___ Data ___

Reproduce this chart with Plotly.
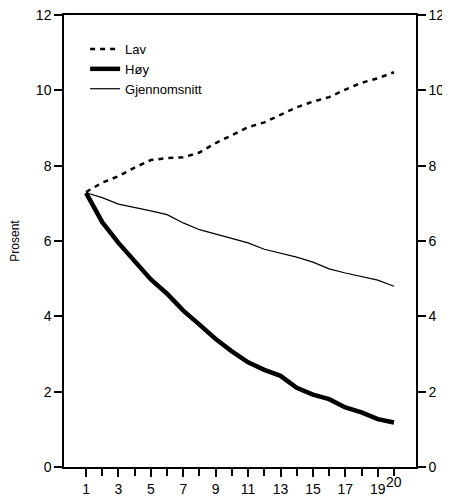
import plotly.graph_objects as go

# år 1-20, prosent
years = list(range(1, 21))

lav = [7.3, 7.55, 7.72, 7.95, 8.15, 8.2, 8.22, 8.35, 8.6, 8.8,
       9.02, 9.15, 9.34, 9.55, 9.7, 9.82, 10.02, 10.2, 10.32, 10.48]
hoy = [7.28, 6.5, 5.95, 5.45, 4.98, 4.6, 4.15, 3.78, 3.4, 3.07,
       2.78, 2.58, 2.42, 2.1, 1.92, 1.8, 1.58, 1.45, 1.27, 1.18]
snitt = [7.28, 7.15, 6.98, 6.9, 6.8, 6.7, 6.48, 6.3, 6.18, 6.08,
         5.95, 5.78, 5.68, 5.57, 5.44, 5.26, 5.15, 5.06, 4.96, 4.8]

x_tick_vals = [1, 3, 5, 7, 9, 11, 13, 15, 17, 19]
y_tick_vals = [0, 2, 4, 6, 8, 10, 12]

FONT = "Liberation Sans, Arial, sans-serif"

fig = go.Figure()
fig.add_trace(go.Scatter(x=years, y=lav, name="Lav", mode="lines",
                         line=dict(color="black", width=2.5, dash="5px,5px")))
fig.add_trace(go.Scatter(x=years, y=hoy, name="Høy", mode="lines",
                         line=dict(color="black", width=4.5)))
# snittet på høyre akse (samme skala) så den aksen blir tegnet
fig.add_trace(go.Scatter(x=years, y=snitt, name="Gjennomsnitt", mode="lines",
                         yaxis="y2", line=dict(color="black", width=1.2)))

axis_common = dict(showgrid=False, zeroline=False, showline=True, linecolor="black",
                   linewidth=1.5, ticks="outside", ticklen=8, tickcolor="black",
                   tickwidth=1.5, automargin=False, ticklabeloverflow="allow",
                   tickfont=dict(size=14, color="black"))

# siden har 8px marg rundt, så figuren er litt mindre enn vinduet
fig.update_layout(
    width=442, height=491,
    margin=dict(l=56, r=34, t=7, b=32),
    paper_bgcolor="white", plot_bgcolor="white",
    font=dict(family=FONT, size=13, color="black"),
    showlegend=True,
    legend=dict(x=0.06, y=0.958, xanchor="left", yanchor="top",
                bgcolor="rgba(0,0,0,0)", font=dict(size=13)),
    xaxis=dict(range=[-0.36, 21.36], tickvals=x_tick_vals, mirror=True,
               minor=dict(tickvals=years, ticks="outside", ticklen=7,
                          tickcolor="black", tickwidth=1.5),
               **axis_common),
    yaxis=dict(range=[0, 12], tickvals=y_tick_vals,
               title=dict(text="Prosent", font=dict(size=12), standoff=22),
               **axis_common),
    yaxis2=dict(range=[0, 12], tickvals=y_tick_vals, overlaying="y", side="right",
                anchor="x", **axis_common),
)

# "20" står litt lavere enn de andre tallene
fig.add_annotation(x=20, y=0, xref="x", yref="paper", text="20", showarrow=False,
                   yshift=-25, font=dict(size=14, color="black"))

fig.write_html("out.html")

___

→ **To do**: Look at the listing and set down only the lines from its start through the line with "5.95, 5.78, 5.68, 5.57, 5.44, 5.26, 5.15, 5.06, 4.96, 4.8]", word for word and without pictures.

→ **Task output**:
Reproduce this chart with Plotly.
import plotly.graph_objects as go

# år 1-20, prosent
years = list(range(1, 21))

lav = [7.3, 7.55, 7.72, 7.95, 8.15, 8.2, 8.22, 8.35, 8.6, 8.8,
       9.02, 9.15, 9.34, 9.55, 9.7, 9.82, 10.02, 10.2, 10.32, 10.48]
hoy = [7.28, 6.5, 5.95, 5.45, 4.98, 4.6, 4.15, 3.78, 3.4, 3.07,
       2.78, 2.58, 2.42, 2.1, 1.92, 1.8, 1.58, 1.45, 1.27, 1.18]
snitt = [7.28, 7.15, 6.98, 6.9, 6.8, 6.7, 6.48, 6.3, 6.18, 6.08,
         5.95, 5.78, 5.68, 5.57, 5.44, 5.26, 5.15, 5.06, 4.96, 4.8]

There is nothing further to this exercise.